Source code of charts
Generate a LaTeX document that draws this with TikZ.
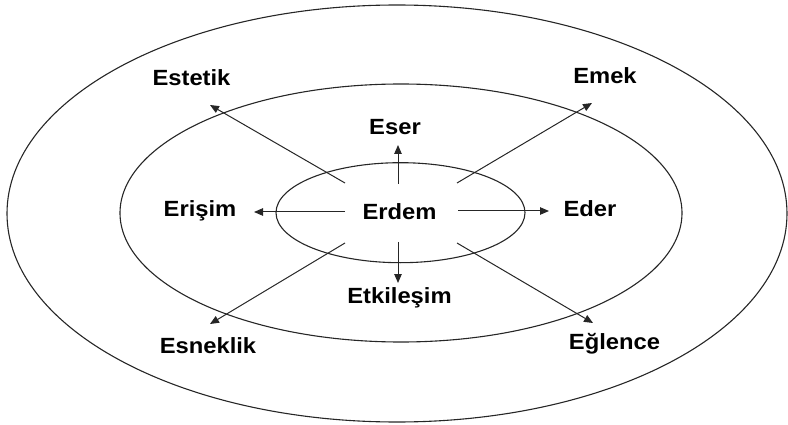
\documentclass[tikz,border=0pt]{standalone}
\usepackage{fontspec}
\setmainfont{Liberation Sans}[FakeStretch=1.08]
\usetikzlibrary{arrows.meta}
\begin{document}
\begin{tikzpicture}[x=1pt,y=-1pt,
  ring/.style={draw=black!85,line width=1.1pt},
  word/.style={anchor=base,inner sep=0pt,font=\fontsize{22}{22}\selectfont\bfseries},
  link/.style={draw=black!85,line width=1pt,-{Triangle[length=9pt,width=7.5pt]}}]
\useasboundingbox (0,0) rectangle (788,425);
% three nested rings
\draw[ring] (397,213.5) ellipse [x radius=390,y radius=208.5];
\draw[ring] (401,213) ellipse [x radius=281,y radius=129];
\draw[ring] (400.5,212.7) ellipse [x radius=124.5,y radius=50];
% labels
\node[word] (erdem) at (399.5,219) {Erdem};
\node[word] (eser) at (395,135) {Eser};
\node[word] (etkilesim) at (399.5,303) {Etkileşim};
\node[word] (erisim) at (200,217) {Erişim};
\node[word] (eder) at (590,217) {Eder};
\node[word] (estetik) at (191.5,86) {Estetik};
\node[word] (emek) at (605,84) {Emek};
\node[word] (esneklik) at (208,353) {Esneklik};
\node[word] (eglence) at (614.5,349) {Eğlence};
% arrow end points
\coordinate (sN) at (398,184);  \coordinate (tN) at (398,145);
\coordinate (sS) at (398,242);  \coordinate (tS) at (398,283);
\coordinate (sW) at (345,212);  \coordinate (tW) at (254,212);
\coordinate (sE) at (458,211);  \coordinate (tE) at (549,211);
\coordinate (sNW) at (345,183); \coordinate (tNW) at (210,105);
\coordinate (sNE) at (457,183); \coordinate (tNE) at (592,103);
\coordinate (sSW) at (345,243); \coordinate (tSW) at (210,324);
\coordinate (sSE) at (457,243); \coordinate (tSE) at (593,323);
% arrows
\draw[link] (sN) -- (tN);
\draw[link] (sS) -- (tS);
\draw[link] (sW) -- (tW);
\draw[link] (sE) -- (tE);
\draw[link] (sNW) -- (tNW);
\draw[link] (sNE) -- (tNE);
\draw[link] (sSW) -- (tSW);
\draw[link] (sSE) -- (tSE);
\end{tikzpicture}
\end{document}
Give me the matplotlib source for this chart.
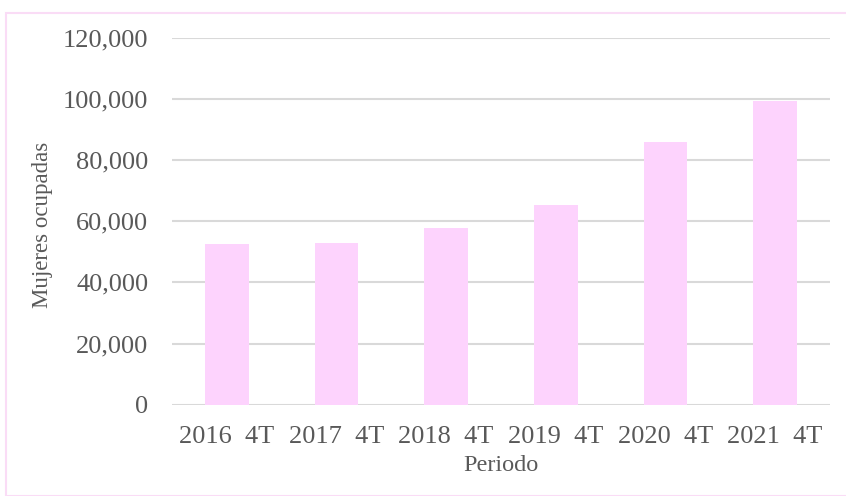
import numpy as np
import matplotlib.pyplot as plt
from matplotlib.patches import Rectangle
from matplotlib.ticker import FuncFormatter

# datos
periodos = ['2016  4T', '2017  4T', '2018  4T', '2019  4T', '2020  4T', '2021  4T']
mujeres = [52400, 53000, 57900, 65150, 86000, 99300]

plt.rcParams['font.family'] = ['Liberation Serif', 'DejaVu Serif']

W, H = 846, 496
fig = plt.figure(figsize=(W / 100, H / 100), dpi=100)
# marco rosa del grafico
fig.patches.append(Rectangle((6 / W, 0), 1, 1 - 13 / H, transform=fig.transFigure,
                             fill=False, edgecolor='#FADCF6', linewidth=1.5))

ax = fig.add_axes([172 / W, 1 - 404.7 / H, (830 - 172) / W, (404.7 - 37.7) / H])
x = np.arange(len(periodos))
ax.bar(x, mujeres, width=0.4, color='#FDD3FD', zorder=2)

ax.set_xlim(-0.5, len(periodos) - 0.5)
ax.set_ylim(0, 120000)
ax.set_yticks(np.arange(0, 120001, 20000))
ax.yaxis.set_major_formatter(FuncFormatter(lambda v, p: f'{v:,.0f}'))
ax.set_xticks(x)
ax.set_xticklabels(periodos)
ax.grid(axis='y', color='#D9D9D9', linewidth=1.5, zorder=0)
for s in ax.spines.values():
    s.set_visible(False)
ax.tick_params(length=0, labelsize=19, colors='#595959')
ax.tick_params(axis='y', pad=17)
ax.tick_params(axis='x', pad=15)

ax.set_xlabel('Periodo', fontsize=17.5, color='#595959')
ax.xaxis.set_label_coords(0.5, -0.137)
ax.set_ylabel('Mujeres ocupadas', fontsize=16.5, color='#595959')
ax.yaxis.set_label_coords(-0.181, 0.49)

fig.savefig('out.png', dpi=100)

* GIVEN EXERCISE
Write out the listing above exactly as it stands, pictures excluded.

* FULL SOLUTION
Generate a LaTeX document that draws this with TikZ.
\documentclass[tikz,border=0pt]{standalone}
\usepackage{fontspec}
\setmainfont{Liberation Sans}[FakeStretch=1.08]
\usetikzlibrary{arrows.meta}
\begin{document}
\begin{tikzpicture}[x=1pt,y=-1pt,
  ring/.style={draw=black!85,line width=1.1pt},
  word/.style={anchor=base,inner sep=0pt,font=\fontsize{22}{22}\selectfont\bfseries},
  link/.style={draw=black!85,line width=1pt,-{Triangle[length=9pt,width=7.5pt]}}]
\useasboundingbox (0,0) rectangle (788,425);
% three nested rings
\draw[ring] (397,213.5) ellipse [x radius=390,y radius=208.5];
\draw[ring] (401,213) ellipse [x radius=281,y radius=129];
\draw[ring] (400.5,212.7) ellipse [x radius=124.5,y radius=50];
% labels
\node[word] (erdem) at (399.5,219) {Erdem};
\node[word] (eser) at (395,135) {Eser};
\node[word] (etkilesim) at (399.5,303) {Etkileşim};
\node[word] (erisim) at (200,217) {Erişim};
\node[word] (eder) at (590,217) {Eder};
\node[word] (estetik) at (191.5,86) {Estetik};
\node[word] (emek) at (605,84) {Emek};
\node[word] (esneklik) at (208,353) {Esneklik};
\node[word] (eglence) at (614.5,349) {Eğlence};
% arrow end points
\coordinate (sN) at (398,184);  \coordinate (tN) at (398,145);
\coordinate (sS) at (398,242);  \coordinate (tS) at (398,283);
\coordinate (sW) at (345,212);  \coordinate (tW) at (254,212);
\coordinate (sE) at (458,211);  \coordinate (tE) at (549,211);
\coordinate (sNW) at (345,183); \coordinate (tNW) at (210,105);
\coordinate (sNE) at (457,183); \coordinate (tNE) at (592,103);
\coordinate (sSW) at (345,243); \coordinate (tSW) at (210,324);
\coordinate (sSE) at (457,243); \coordinate (tSE) at (593,323);
% arrows
\draw[link] (sN) -- (tN);
\draw[link] (sS) -- (tS);
\draw[link] (sW) -- (tW);
\draw[link] (sE) -- (tE);
\draw[link] (sNW) -- (tNW);
\draw[link] (sNE) -- (tNE);
\draw[link] (sSW) -- (tSW);
\draw[link] (sSE) -- (tSE);
\end{tikzpicture}
\end{document}
Give me the matplotlib source for this chart.
import numpy as np
import matplotlib.pyplot as plt
from matplotlib.patches import Rectangle
from matplotlib.ticker import FuncFormatter

# datos
periodos = ['2016  4T', '2017  4T', '2018  4T', '2019  4T', '2020  4T', '2021  4T']
mujeres = [52400, 53000, 57900, 65150, 86000, 99300]

plt.rcParams['font.family'] = ['Liberation Serif', 'DejaVu Serif']

W, H = 846, 496
fig = plt.figure(figsize=(W / 100, H / 100), dpi=100)
# marco rosa del grafico
fig.patches.append(Rectangle((6 / W, 0), 1, 1 - 13 / H, transform=fig.transFigure,
                             fill=False, edgecolor='#FADCF6', linewidth=1.5))

ax = fig.add_axes([172 / W, 1 - 404.7 / H, (830 - 172) / W, (404.7 - 37.7) / H])
x = np.arange(len(periodos))
ax.bar(x, mujeres, width=0.4, color='#FDD3FD', zorder=2)

ax.set_xlim(-0.5, len(periodos) - 0.5)
ax.set_ylim(0, 120000)
ax.set_yticks(np.arange(0, 120001, 20000))
ax.yaxis.set_major_formatter(FuncFormatter(lambda v, p: f'{v:,.0f}'))
ax.set_xticks(x)
ax.set_xticklabels(periodos)
ax.grid(axis='y', color='#D9D9D9', linewidth=1.5, zorder=0)
for s in ax.spines.values():
    s.set_visible(False)
ax.tick_params(length=0, labelsize=19, colors='#595959')
ax.tick_params(axis='y', pad=17)
ax.tick_params(axis='x', pad=15)

ax.set_xlabel('Periodo', fontsize=17.5, color='#595959')
ax.xaxis.set_label_coords(0.5, -0.137)
ax.set_ylabel('Mujeres ocupadas', fontsize=16.5, color='#595959')
ax.yaxis.set_label_coords(-0.181, 0.49)

fig.savefig('out.png', dpi=100)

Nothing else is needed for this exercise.